Controlling partners have tracked their victims’ cars in the past using GPS devices and Apple AirTags, Galperin said, but connected car apps offer new opportunities for harassment.
A San Francisco man used his remote access to the Tesla Model X SUV he and his wife owned to harass her after they separated, according to a lawsuit she filed anonymously in San Francisco Superior Court in 2020. (Reuters previously reported on the case.)
According to a legal complaint against her husband and Tesla, the car’s lights and horns were activated in a parking garage. On hot days, she would arrive at her car and discover the heat was running so that it was uncomfortably hot, while on cold days, she would find that the air conditioner had been activated from afar. Her husband, she said in court documents, used the location-finding feature on the Tesla to identify her new residence, which she had hoped to keep secret from him.
The woman, who obtained a restraining order against her husband, contacted Tesla numerous times to get her husband’s access to the car revoked – she included some of the emails in legal filings – but was not successful.
Tesla did not respond to a request for comment. In legal filings, Tesla denied responsibility for the harassment; questioned whether it had occurred, based on the husband’s denials; and raised questions about the woman’s reliability. (Some of what she claimed her husband had done, such as turning on songs with disturbing lyrics while she was driving, could not be done via the Tesla app.)
“Virtually every major automobile manufacturer offers a mobile app with similar functions for their customers,” Tesla’s lawyers wrote in a legal filing. “It is illogical and impractical to expect Tesla to monitor every vehicle owner’s mobile app for misuse.”
A judge dismissed Tesla from the case, stating that it would be “onerous” to expect car manufacturers to determine which claims of app abuse were legitimate.
Katie Ray-Jones, the CEO of the National Domestic Violence Hotline, said abusive partners used a wide variety of internet-connected devices – from laptops to smart home products – to track and harass their victims. Technology that keep tabs on a person’s movements is of particular concern to domestic violence shelters, she said, because they “try to keep the shelter location confidential.”
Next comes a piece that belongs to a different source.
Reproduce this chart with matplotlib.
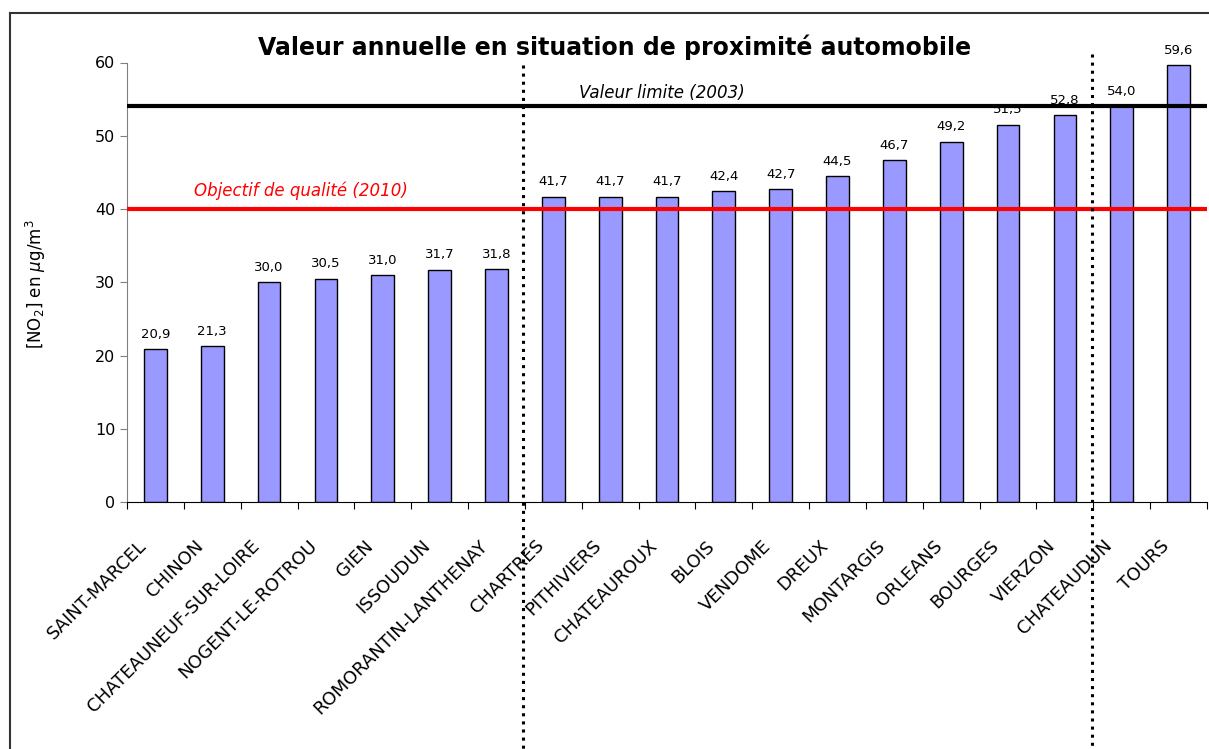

As a preventive measure, Ray-Jones encourages people in relationships to have equal access to technologies used to control their homes and belongings.
“If there’s an app that is controlling your automobile, you both need to have access to that,” she said.
Adam Dodge, a former family law attorney turned digital safety trainer, called car app stalking “a blind spot for victims and automakers.”
“Most victims I’ve talked to are wholly unaware that the car they rely on is app-connected in the first place,” he said. “They can’t address threats they don’t know are there.”
As a possible solution to the problem, he and other domestic violence experts pointed to the Safe Connections Act, a recent federal law that allows victims of domestic abuse to easily sever their phone from accounts shared with their abusers. A similar law should extend to cars, Dodge said, allowing people with protective orders from a court to easily cut off an abuser’s digital access to their car.
“Having access to a car for a victim is a lifeline,” he said. “No victim should have to make the choice between being stalked by the car or having no car. But that’s the crossroads many of them find themselves at.”